Speaking to the Log Cabin Republicans, Governor Schwarzenegger said, “Today we need a higher level of understanding, not lower. We need a sense of tolerance that is stronger, not weaker. I pledge to you that I will continue to promote these values as your governor, as your fellow Republican, and as your friend.”
And after reminding the crowd that despite their shared values they may disagree—twice—Schwarzenegger pulled a line out of his campaign commercials, stating that we need to move the State forwards, not backwards.
What if, in the context of promoting Marriage Equality, vetoing the bill last September was actually the Governor’s attempt to move the issue forward?
Before you tell me that’s crazy talk, consider this. Just six years ago, California voters chose overwhelmingly (70% in favor) to recognize out-of-State marriages only if they were between a man and a woman.
Whether Arnold had signed the marriage bill last year, or (god forbid) a Governor Phil Angelides signs similar legislation next year, one thing will be certain—the measure will be sent to the voters in a referendum.
While the gay political establishment has done a good job electing 41 Democrats to the State Assembly who support the cause, little has been done to change the hearts and minds of most Californians…let alone Republicans. You could put your money on such a law being overturned at the ballot box—just like voters rejected Universal Healthcare in 2004.
Just fighting the battle at the polls—let alone suffering a defeat—would be ten big steps backwards for civil rights in California.
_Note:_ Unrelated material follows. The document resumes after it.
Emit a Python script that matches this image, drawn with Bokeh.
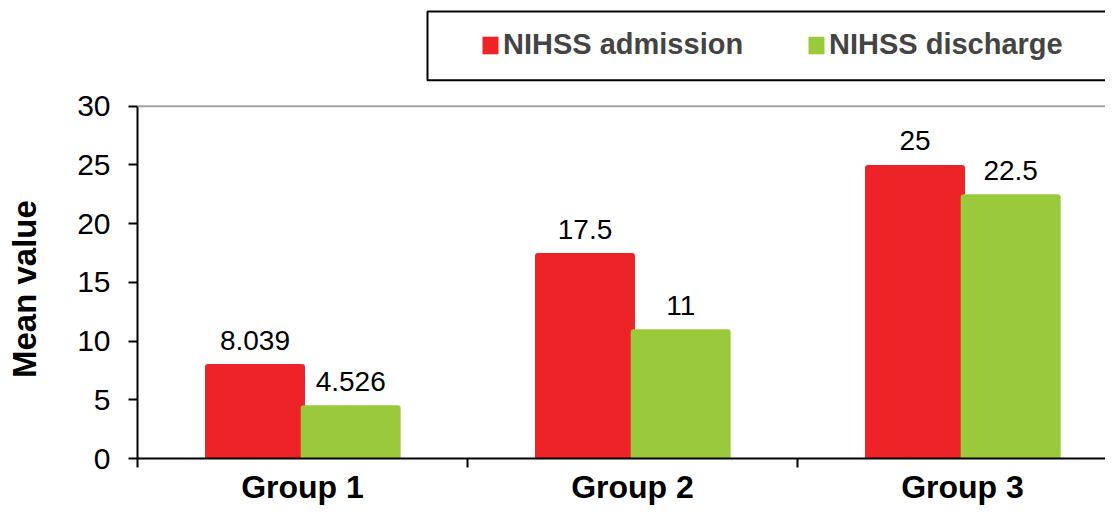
from bokeh.plotting import figure
from bokeh.models import (Range1d, FixedTicker, CustomJSTickFormatter, Legend, LegendItem,
                          Span, BoxAnnotation, ColumnDataSource)
from bokeh.embed import file_html
from bokeh.resources import INLINE
from bokeh.core.properties import value

# ---- data ----
categories = ["Group 1", "Group 2", "Group 3"]
admission = [8.039, 17.5, 25]
discharge = [4.526, 11, 22.5]
admission_labels = ["8.039", "17.5", "25"]
discharge_labels = ["4.526", "11", "22.5"]
series_names = ["NIHSS admission", "NIHSS discharge"]
y_ticks = [0, 5, 10, 15, 20, 25, 30]
y_max = 30
y_title = "Mean value"

RED = "#ED2327"
GREEN = "#9ACA3C"
FONT = "Liberation Sans"

# ---- layout ----
W, H = 1105, 507
BL = 137                 # frame left
FRAME_BOTTOM = 459       # x axis position
BB = H - FRAME_BOTTOM
FRAME_W = W - BL
CAT_PX = 330.0
PX_PER_UNIT = 353.0 / y_max          # value 0 -> 30 spans 353 px
Y_TOP = FRAME_BOTTOM / PX_PER_UNIT   # frame reaches up to the figure top (room for legend)

centers = [i + 0.5 for i in range(len(categories))]
bar_w = 0.303
red_x = [c - 0.144 for c in centers]
green_x = [c + 0.146 for c in centers]

src_a = ColumnDataSource(dict(x=red_x, top=admission, lab=admission_labels))
src_d = ColumnDataSource(dict(x=green_x, top=discharge, lab=discharge_labels))

p = figure(width=W, height=H, output_backend="svg", toolbar_location=None,
           x_range=Range1d(0, FRAME_W / CAT_PX), y_range=Range1d(0, Y_TOP),
           min_border_left=BL, min_border_right=0, min_border_top=0, min_border_bottom=BB)

r1 = p.vbar(x="x", top="top", bottom=0, width=bar_w, source=src_a, fill_color=RED,
            line_color=None, border_radius=(3, 3, 0, 0))
r2 = p.vbar(x="x", top="top", bottom=0, width=bar_w, source=src_d, fill_color=GREEN,
            line_color=None, border_radius=(3, 3, 0, 0))

for src in (src_a, src_d):
    p.text(x="x", y="top", text="lab", source=src, text_font=value(FONT),
           text_font_size="28px", text_align="center", text_baseline="alphabetic",
           y_offset=-24, text_color="black")

p.xgrid.visible = False
p.ygrid.visible = False
p.outline_line_color = None

p.add_layout(Span(location=y_max, dimension="width", line_color="#A0A0A0", line_width=2))

# y axis
ya = p.yaxis[0]
ya.bounds = (0, y_max)
ya.ticker = FixedTicker(ticks=y_ticks)
ya.major_tick_out = 9
ya.major_tick_in = 0
ya.minor_tick_out = 0
ya.minor_tick_in = 0
ya.major_tick_line_color = "black"
ya.major_tick_line_width = 2
ya.axis_line_color = "black"
ya.axis_line_width = 2
ya.major_label_text_font = FONT
ya.major_label_text_font_size = "30px"
ya.major_label_text_color = "black"
ya.major_label_standoff = 18
# trailing no-break spaces move the centred title down to the middle of the 0-30 span
ya.axis_label = y_title + "\u00a0" * 13
ya.axis_label_text_font = FONT
ya.axis_label_text_font_style = "bold"
ya.axis_label_text_font_size = "33px"
ya.axis_label_text_color = "black"
ya.axis_label_standoff = 31

# x axis
xa = p.xaxis[0]
xa.ticker = FixedTicker(ticks=centers, minor_ticks=[0, 1, 2, 3])
xa.major_tick_out = 0
xa.major_tick_in = 0
xa.minor_tick_out = 9
xa.minor_tick_in = 0
xa.minor_tick_line_color = "black"
xa.minor_tick_line_width = 2
xa.axis_line_color = "black"
xa.axis_line_width = 2
xa.formatter = CustomJSTickFormatter(args=dict(cats=categories),
                                     code="return cats[Math.round(tick - 0.5)];")
xa.major_label_text_font = FONT
xa.major_label_text_font_style = "bold"
xa.major_label_text_font_size = "32px"
xa.major_label_text_color = "black"
xa.major_label_standoff = 1

# legend box
box = BoxAnnotation(left=(427 - BL) / CAT_PX, right=FRAME_W / CAT_PX + 1,
                    top=(FRAME_BOTTOM - 11) / PX_PER_UNIT, bottom=(FRAME_BOTTOM - 80) / PX_PER_UNIT,
                    fill_alpha=0, line_color="black", line_alpha=1, line_width=2)
p.add_layout(box)

legend = Legend(items=[LegendItem(label=series_names[0], renderers=[r1]),
                       LegendItem(label=series_names[1], renderers=[r2])],
                location=(480 - BL - 12, 385), orientation="horizontal", padding=12, margin=0,
                glyph_width=20, glyph_height=22, label_height=22, label_width=290,
                label_standoff=3, spacing=13, label_text_font=FONT,
                label_text_font_style="bold", label_text_font_size="29px",
                border_line_alpha=0, background_fill_alpha=0)
p.add_layout(legend)

open("out.html", "w").write(file_html(p, INLINE))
On the other hand, Governor Schwarzenegger, in vetoing the marriage bill last fall, said that the issue should be decided by the courts or the voters.
Within the year, the State Supreme Court will assuredly get a case challenging the discrimination in the State’s Family Code based on the equal protection provisions in the California Constitution. To overturn such a decision, voters would have to strike the equal protection clause from the State Constitution—which I believe would be a much tougher sell.
Who knows what’s really going on inside Governor Schwarzenegger’s head when it comes to equal rights for all Californians, but listening to him speak, you get the sense that it’s something he struggles with. Sensing that, it’s possible to reach the conclusion that, indeed, Arnold knows best.